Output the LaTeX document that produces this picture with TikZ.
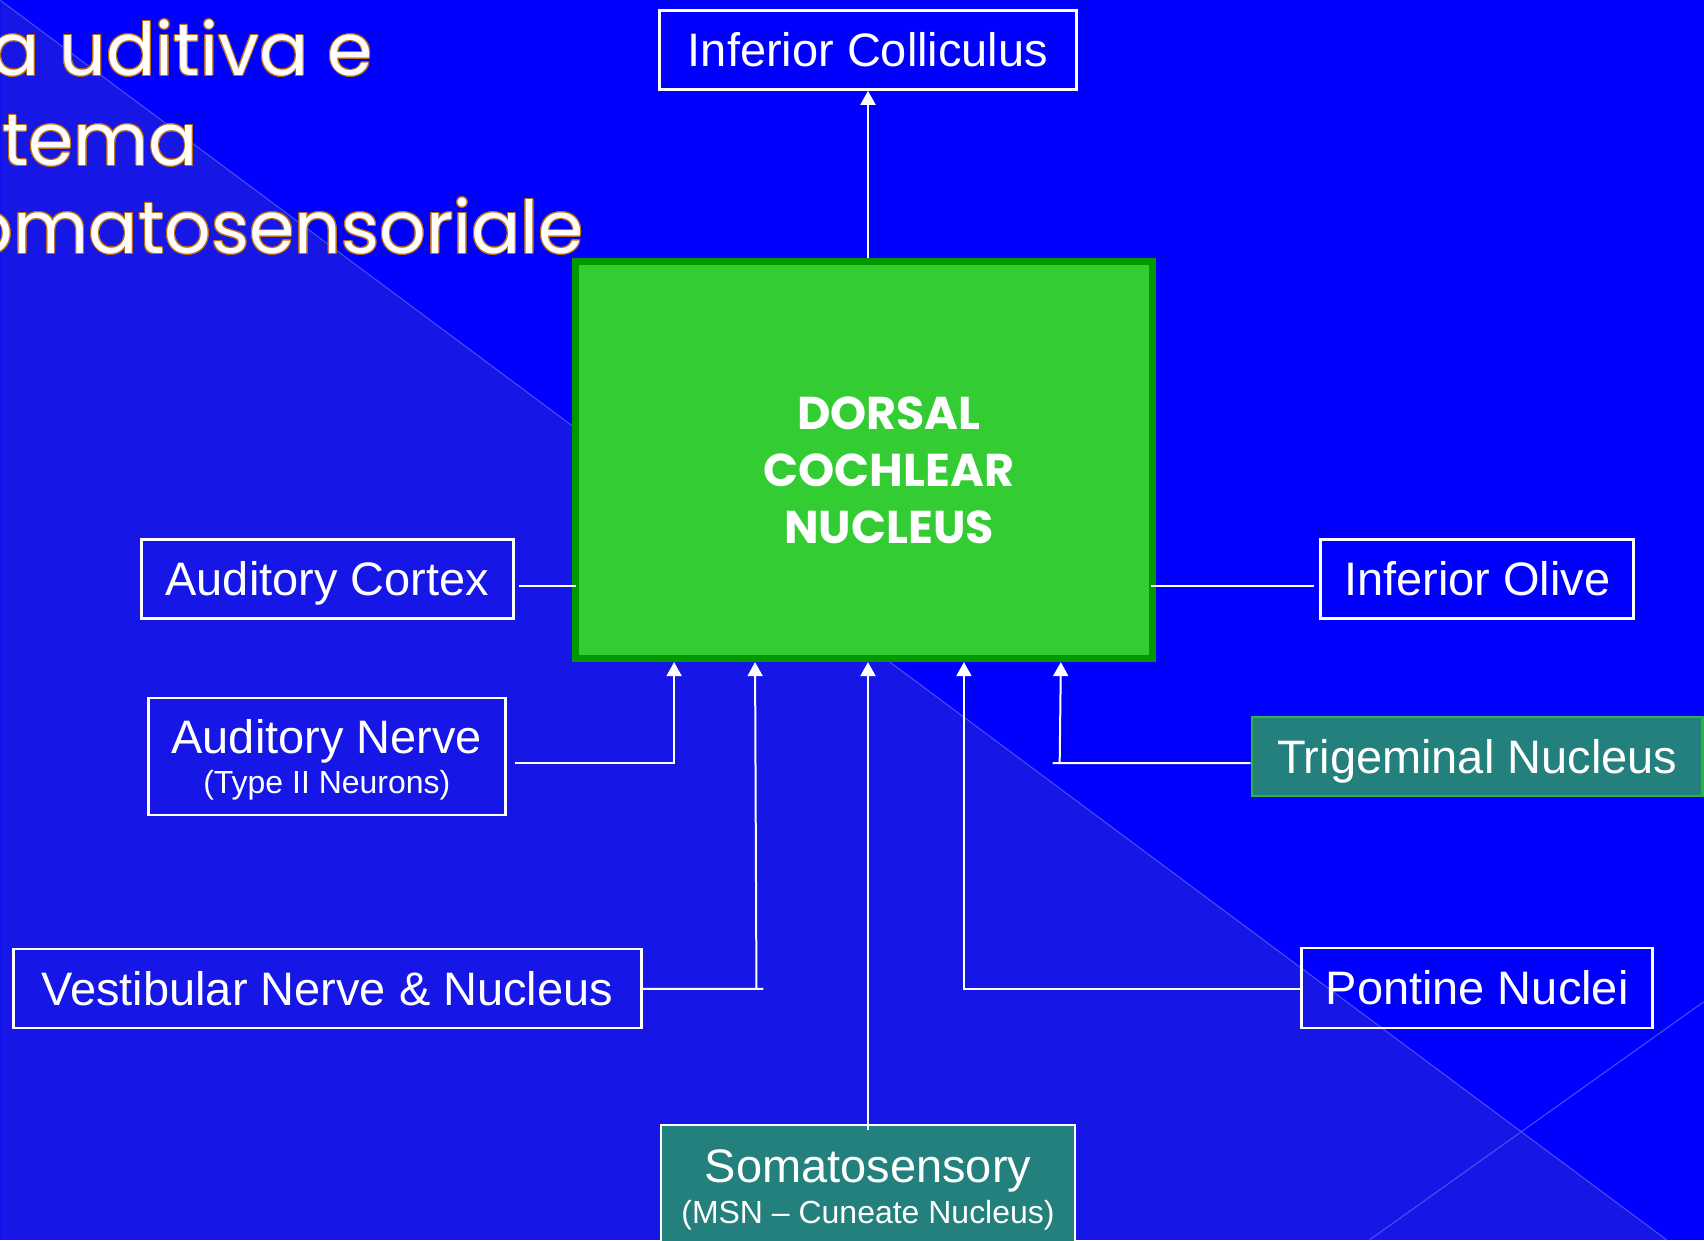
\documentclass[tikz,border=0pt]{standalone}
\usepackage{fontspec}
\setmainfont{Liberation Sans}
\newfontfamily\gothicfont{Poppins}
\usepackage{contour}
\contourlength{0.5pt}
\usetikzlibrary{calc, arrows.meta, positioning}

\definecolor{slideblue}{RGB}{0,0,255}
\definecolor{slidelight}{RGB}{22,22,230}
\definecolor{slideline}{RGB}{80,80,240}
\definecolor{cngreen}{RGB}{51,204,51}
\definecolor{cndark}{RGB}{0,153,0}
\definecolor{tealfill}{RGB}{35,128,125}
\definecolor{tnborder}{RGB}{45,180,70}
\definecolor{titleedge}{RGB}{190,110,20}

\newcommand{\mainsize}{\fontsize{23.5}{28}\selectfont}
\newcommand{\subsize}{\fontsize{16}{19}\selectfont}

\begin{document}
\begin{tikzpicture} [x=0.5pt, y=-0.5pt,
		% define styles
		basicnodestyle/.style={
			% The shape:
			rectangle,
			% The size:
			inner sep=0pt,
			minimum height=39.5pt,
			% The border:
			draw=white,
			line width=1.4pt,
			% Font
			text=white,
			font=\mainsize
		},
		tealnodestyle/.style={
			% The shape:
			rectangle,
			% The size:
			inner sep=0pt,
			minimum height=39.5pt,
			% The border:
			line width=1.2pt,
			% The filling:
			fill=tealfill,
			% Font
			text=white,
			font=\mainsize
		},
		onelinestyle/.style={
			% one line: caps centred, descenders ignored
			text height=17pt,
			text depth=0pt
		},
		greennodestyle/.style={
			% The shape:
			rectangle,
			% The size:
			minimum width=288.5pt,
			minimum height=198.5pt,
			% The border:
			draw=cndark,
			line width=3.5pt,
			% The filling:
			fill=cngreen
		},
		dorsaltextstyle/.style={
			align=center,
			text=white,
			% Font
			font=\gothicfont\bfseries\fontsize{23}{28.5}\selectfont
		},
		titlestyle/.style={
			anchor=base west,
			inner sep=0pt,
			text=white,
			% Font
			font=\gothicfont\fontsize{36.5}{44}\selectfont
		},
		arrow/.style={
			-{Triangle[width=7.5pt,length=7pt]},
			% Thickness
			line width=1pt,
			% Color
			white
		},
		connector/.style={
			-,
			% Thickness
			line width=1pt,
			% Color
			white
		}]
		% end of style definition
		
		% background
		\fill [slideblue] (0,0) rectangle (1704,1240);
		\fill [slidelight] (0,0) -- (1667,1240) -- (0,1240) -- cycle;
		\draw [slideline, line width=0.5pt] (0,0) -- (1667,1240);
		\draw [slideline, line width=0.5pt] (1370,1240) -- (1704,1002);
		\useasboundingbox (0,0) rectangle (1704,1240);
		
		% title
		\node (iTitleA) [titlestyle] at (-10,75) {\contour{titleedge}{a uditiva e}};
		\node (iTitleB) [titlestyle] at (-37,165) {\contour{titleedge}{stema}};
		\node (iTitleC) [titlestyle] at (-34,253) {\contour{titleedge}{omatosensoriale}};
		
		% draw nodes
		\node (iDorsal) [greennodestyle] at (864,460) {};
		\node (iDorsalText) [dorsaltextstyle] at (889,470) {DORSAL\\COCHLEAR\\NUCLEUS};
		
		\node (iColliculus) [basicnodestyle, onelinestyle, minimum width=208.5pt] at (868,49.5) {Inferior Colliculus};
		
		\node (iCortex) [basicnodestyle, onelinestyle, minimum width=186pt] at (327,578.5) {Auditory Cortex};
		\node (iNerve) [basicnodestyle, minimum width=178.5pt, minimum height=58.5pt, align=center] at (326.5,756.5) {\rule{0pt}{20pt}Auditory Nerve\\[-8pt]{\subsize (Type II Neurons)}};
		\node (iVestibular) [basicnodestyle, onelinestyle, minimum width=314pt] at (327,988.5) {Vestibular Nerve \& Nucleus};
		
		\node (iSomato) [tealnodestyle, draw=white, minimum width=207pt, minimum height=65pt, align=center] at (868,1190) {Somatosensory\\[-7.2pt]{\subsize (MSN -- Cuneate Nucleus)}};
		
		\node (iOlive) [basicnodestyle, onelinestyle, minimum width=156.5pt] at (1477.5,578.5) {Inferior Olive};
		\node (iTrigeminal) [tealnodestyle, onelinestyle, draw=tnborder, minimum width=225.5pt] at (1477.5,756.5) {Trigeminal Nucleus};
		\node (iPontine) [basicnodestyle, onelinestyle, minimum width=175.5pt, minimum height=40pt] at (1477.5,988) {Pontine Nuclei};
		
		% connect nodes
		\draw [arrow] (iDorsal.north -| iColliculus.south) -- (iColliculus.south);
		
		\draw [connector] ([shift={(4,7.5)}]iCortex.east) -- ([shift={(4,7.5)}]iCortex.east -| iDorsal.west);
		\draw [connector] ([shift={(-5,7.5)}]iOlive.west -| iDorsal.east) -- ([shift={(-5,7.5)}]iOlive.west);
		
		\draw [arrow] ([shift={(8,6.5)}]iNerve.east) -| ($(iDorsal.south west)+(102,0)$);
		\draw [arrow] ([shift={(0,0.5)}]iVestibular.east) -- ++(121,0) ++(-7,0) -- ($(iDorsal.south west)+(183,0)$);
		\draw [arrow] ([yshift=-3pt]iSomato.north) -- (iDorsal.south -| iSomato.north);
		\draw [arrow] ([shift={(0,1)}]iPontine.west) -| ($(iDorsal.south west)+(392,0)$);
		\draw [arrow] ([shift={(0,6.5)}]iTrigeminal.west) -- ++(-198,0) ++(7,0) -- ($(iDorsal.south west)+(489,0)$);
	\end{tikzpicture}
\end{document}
————
WRITTEN PROBLEM →
Restate the full listing verbatim and drop every picture.

ANSWER →
Output the LaTeX document that produces this picture with TikZ.
\documentclass[tikz,border=0pt]{standalone}
\usepackage{fontspec}
\setmainfont{Liberation Sans}
\newfontfamily\gothicfont{Poppins}
\usepackage{contour}
\contourlength{0.5pt}
\usetikzlibrary{calc, arrows.meta, positioning}

\definecolor{slideblue}{RGB}{0,0,255}
\definecolor{slidelight}{RGB}{22,22,230}
\definecolor{slideline}{RGB}{80,80,240}
\definecolor{cngreen}{RGB}{51,204,51}
\definecolor{cndark}{RGB}{0,153,0}
\definecolor{tealfill}{RGB}{35,128,125}
\definecolor{tnborder}{RGB}{45,180,70}
\definecolor{titleedge}{RGB}{190,110,20}

\newcommand{\mainsize}{\fontsize{23.5}{28}\selectfont}
\newcommand{\subsize}{\fontsize{16}{19}\selectfont}

\begin{document}
\begin{tikzpicture} [x=0.5pt, y=-0.5pt,
		% define styles
		basicnodestyle/.style={
			% The shape:
			rectangle,
			% The size:
			inner sep=0pt,
			minimum height=39.5pt,
			% The border:
			draw=white,
			line width=1.4pt,
			% Font
			text=white,
			font=\mainsize
		},
		tealnodestyle/.style={
			% The shape:
			rectangle,
			% The size:
			inner sep=0pt,
			minimum height=39.5pt,
			% The border:
			line width=1.2pt,
			% The filling:
			fill=tealfill,
			% Font
			text=white,
			font=\mainsize
		},
		onelinestyle/.style={
			% one line: caps centred, descenders ignored
			text height=17pt,
			text depth=0pt
		},
		greennodestyle/.style={
			% The shape:
			rectangle,
			% The size:
			minimum width=288.5pt,
			minimum height=198.5pt,
			% The border:
			draw=cndark,
			line width=3.5pt,
			% The filling:
			fill=cngreen
		},
		dorsaltextstyle/.style={
			align=center,
			text=white,
			% Font
			font=\gothicfont\bfseries\fontsize{23}{28.5}\selectfont
		},
		titlestyle/.style={
			anchor=base west,
			inner sep=0pt,
			text=white,
			% Font
			font=\gothicfont\fontsize{36.5}{44}\selectfont
		},
		arrow/.style={
			-{Triangle[width=7.5pt,length=7pt]},
			% Thickness
			line width=1pt,
			% Color
			white
		},
		connector/.style={
			-,
			% Thickness
			line width=1pt,
			% Color
			white
		}]
		% end of style definition
		
		% background
		\fill [slideblue] (0,0) rectangle (1704,1240);
		\fill [slidelight] (0,0) -- (1667,1240) -- (0,1240) -- cycle;
		\draw [slideline, line width=0.5pt] (0,0) -- (1667,1240);
		\draw [slideline, line width=0.5pt] (1370,1240) -- (1704,1002);
		\useasboundingbox (0,0) rectangle (1704,1240);
		
		% title
		\node (iTitleA) [titlestyle] at (-10,75) {\contour{titleedge}{a uditiva e}};
		\node (iTitleB) [titlestyle] at (-37,165) {\contour{titleedge}{stema}};
		\node (iTitleC) [titlestyle] at (-34,253) {\contour{titleedge}{omatosensoriale}};
		
		% draw nodes
		\node (iDorsal) [greennodestyle] at (864,460) {};
		\node (iDorsalText) [dorsaltextstyle] at (889,470) {DORSAL\\COCHLEAR\\NUCLEUS};
		
		\node (iColliculus) [basicnodestyle, onelinestyle, minimum width=208.5pt] at (868,49.5) {Inferior Colliculus};
		
		\node (iCortex) [basicnodestyle, onelinestyle, minimum width=186pt] at (327,578.5) {Auditory Cortex};
		\node (iNerve) [basicnodestyle, minimum width=178.5pt, minimum height=58.5pt, align=center] at (326.5,756.5) {\rule{0pt}{20pt}Auditory Nerve\\[-8pt]{\subsize (Type II Neurons)}};
		\node (iVestibular) [basicnodestyle, onelinestyle, minimum width=314pt] at (327,988.5) {Vestibular Nerve \& Nucleus};
		
		\node (iSomato) [tealnodestyle, draw=white, minimum width=207pt, minimum height=65pt, align=center] at (868,1190) {Somatosensory\\[-7.2pt]{\subsize (MSN -- Cuneate Nucleus)}};
		
		\node (iOlive) [basicnodestyle, onelinestyle, minimum width=156.5pt] at (1477.5,578.5) {Inferior Olive};
		\node (iTrigeminal) [tealnodestyle, onelinestyle, draw=tnborder, minimum width=225.5pt] at (1477.5,756.5) {Trigeminal Nucleus};
		\node (iPontine) [basicnodestyle, onelinestyle, minimum width=175.5pt, minimum height=40pt] at (1477.5,988) {Pontine Nuclei};
		
		% connect nodes
		\draw [arrow] (iDorsal.north -| iColliculus.south) -- (iColliculus.south);
		
		\draw [connector] ([shift={(4,7.5)}]iCortex.east) -- ([shift={(4,7.5)}]iCortex.east -| iDorsal.west);
		\draw [connector] ([shift={(-5,7.5)}]iOlive.west -| iDorsal.east) -- ([shift={(-5,7.5)}]iOlive.west);
		
		\draw [arrow] ([shift={(8,6.5)}]iNerve.east) -| ($(iDorsal.south west)+(102,0)$);
		\draw [arrow] ([shift={(0,0.5)}]iVestibular.east) -- ++(121,0) ++(-7,0) -- ($(iDorsal.south west)+(183,0)$);
		\draw [arrow] ([yshift=-3pt]iSomato.north) -- (iDorsal.south -| iSomato.north);
		\draw [arrow] ([shift={(0,1)}]iPontine.west) -| ($(iDorsal.south west)+(392,0)$);
		\draw [arrow] ([shift={(0,6.5)}]iTrigeminal.west) -- ++(-198,0) ++(7,0) -- ($(iDorsal.south west)+(489,0)$);
	\end{tikzpicture}
\end{document}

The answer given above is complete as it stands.